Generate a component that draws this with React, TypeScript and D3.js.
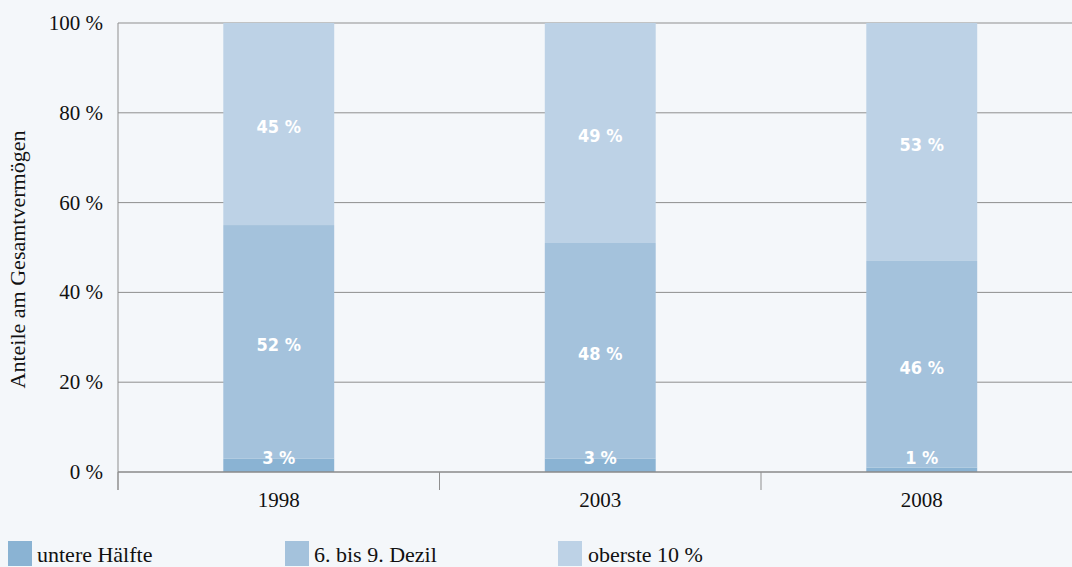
import React from "react";
import * as d3 from "d3";

const years = ["1998", "2003", "2008"];
const untere = [3, 3, 1];
const dezil = [52, 48, 46];
const oberste = [45, 49, 53];
const yTicks = [0, 20, 40, 60, 80, 100];
const seriesNames = ["untere Hälfte", "6. bis 9. Dezil", "oberste 10 %"];
const colors = ["#8ab3d3", "#a4c2dc", "#bdd2e6"];

const W = 1072;
const H = 567;
const left = 118;
const top = 23;
const bottom = 472;

export default function App() {
  const x = d3
    .scaleBand()
    .domain(years)
    .range([left, left + 3 * 321.5])
    .paddingInner(0.655)
    .paddingOuter(0.3275);
  const y = d3.scaleLinear().domain([0, 100]).range([bottom, top]);

  const rows = years.map((yr, i) => ({
    year: yr,
    u: untere[i],
    d: dezil[i],
    o: oberste[i],
  }));
  const stack = d3.stack().keys(["u", "d", "o"])(rows as any);

  const serif = "'Liberation Serif', 'Times New Roman', serif";
  const cond = "'DejaVu Sans Condensed', 'DejaVu Sans', sans-serif";

  return (
    <svg width={W} height={H} style={{ position: "absolute", left: 0, top: 0, background: "#f4f7fa" }}>
      <rect x={0} y={0} width={W} height={H} fill="#f4f7fa" />
      {yTicks.map((t) => (
        <g key={t}>
          {t > 0 && (
            <line x1={left} x2={W} y1={y(t)} y2={y(t)} stroke="#8f8f8f" strokeWidth={1} />
          )}
          <text
            x={103}
            y={y(t)}
            dy="0.33em"
            textAnchor="end"
            fontFamily={serif}
            fontSize={21}
            fill="#111"
          >
            {t} %
          </text>
        </g>
      ))}
      <line x1={left} x2={left} y1={top} y2={490} stroke="#8f8f8f" strokeWidth={1} />
      {stack.map((s, si) =>
        s.map((seg, i) => (
          <rect
            key={si + "-" + i}
            x={x(years[i])}
            width={x.bandwidth()}
            y={y(seg[1])}
            height={y(seg[0]) - y(seg[1])}
            fill={colors[si]}
          />
        ))
      )}
      {stack.map((s, si) =>
        s.map((seg, i) => {
          const v = seg[1] - seg[0];
          const cy = Math.min((y(seg[0]) + y(seg[1])) / 2 + 3, bottom - 14);
          return (
            <text
              key={"l" + si + "-" + i}
              x={(x(years[i]) as number) + x.bandwidth() / 2}
              y={cy}
              dy="0.35em"
              textAnchor="middle"
              fontFamily={cond}
              fontWeight="bold"
              fontSize={18}
              fill="#ffffff"
            >
              {v} %
            </text>
          );
        })
      )}
      <line x1={left} x2={W} y1={bottom} y2={bottom} stroke="#8a8a8a" strokeWidth={1.5} />
      {years.map((yr) => (
        <g key={yr}>
          <line
            x1={(x(yr) as number) - x.step() * 0.3275}
            x2={(x(yr) as number) - x.step() * 0.3275}
            y1={bottom}
            y2={490}
            stroke="#8f8f8f"
          />
          <text
            x={(x(yr) as number) + x.bandwidth() / 2}
            y={507}
            textAnchor="middle"
            fontFamily={serif}
            fontSize={21}
            fill="#111"
          >
            {yr}
          </text>
        </g>
      ))}
      <text
        transform={`translate(25, ${(top + bottom) / 2 + 12}) rotate(-90)`}
        textAnchor="middle"
        fontFamily={serif}
        fontSize={22}
        fill="#111"
      >
        Anteile am Gesamtvermögen
      </text>
      {seriesNames.map((n, i) => {
        const lx = [8, 285, 558][i];
        return (
          <g key={n}>
            <rect x={lx} y={541} width={24} height={25} fill={colors[i]} />
            <text x={lx + 29 + (i === 2 ? 1 : 0)} y={562} fontFamily={serif} fontSize={22} fill="#111">
              {n}
            </text>
          </g>
        );
      })}
    </svg>
  );
}
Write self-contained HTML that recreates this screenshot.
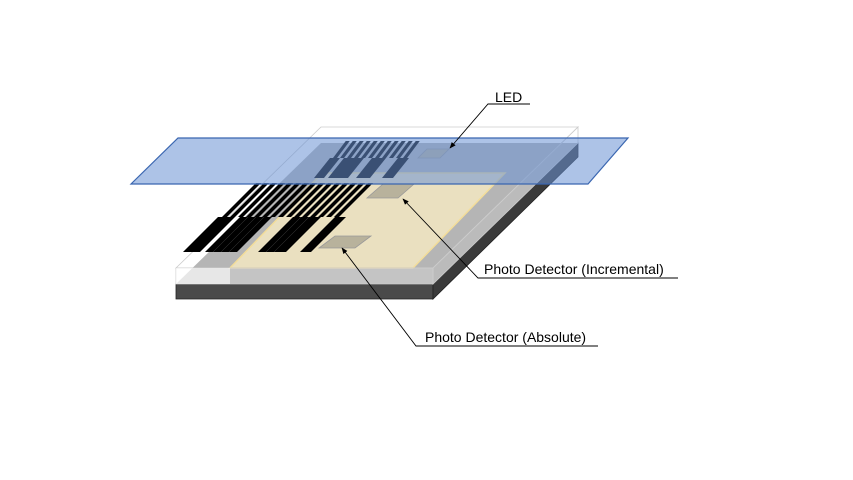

- - -

• _PROBLEM TO SOLVE_
Only lines belong in the copy: transcribe those from the start of the data through the line that contains "Sans Condensed', 'DejaVu", and skip the pictures.

• _ANSWER IN FULL_
Generate a component that draws this with React, TypeScript and D3.js.
import React from "react";
import * as d3 from "d3";

const years = ["1998", "2003", "2008"];
const untere = [3, 3, 1];
const dezil = [52, 48, 46];
const oberste = [45, 49, 53];
const yTicks = [0, 20, 40, 60, 80, 100];
const seriesNames = ["untere Hälfte", "6. bis 9. Dezil", "oberste 10 %"];
const colors = ["#8ab3d3", "#a4c2dc", "#bdd2e6"];

const W = 1072;
const H = 567;
const left = 118;
const top = 23;
const bottom = 472;

export default function App() {
  const x = d3
    .scaleBand()
    .domain(years)
    .range([left, left + 3 * 321.5])
    .paddingInner(0.655)
    .paddingOuter(0.3275);
  const y = d3.scaleLinear().domain([0, 100]).range([bottom, top]);

  const rows = years.map((yr, i) => ({
    year: yr,
    u: untere[i],
    d: dezil[i],
    o: oberste[i],
  }));
  const stack = d3.stack().keys(["u", "d", "o"])(rows as any);

  const serif = "'Liberation Serif', 'Times New Roman', serif";
  const cond = "'DejaVu Sans Condensed', 'DejaVu Sans', sans-serif";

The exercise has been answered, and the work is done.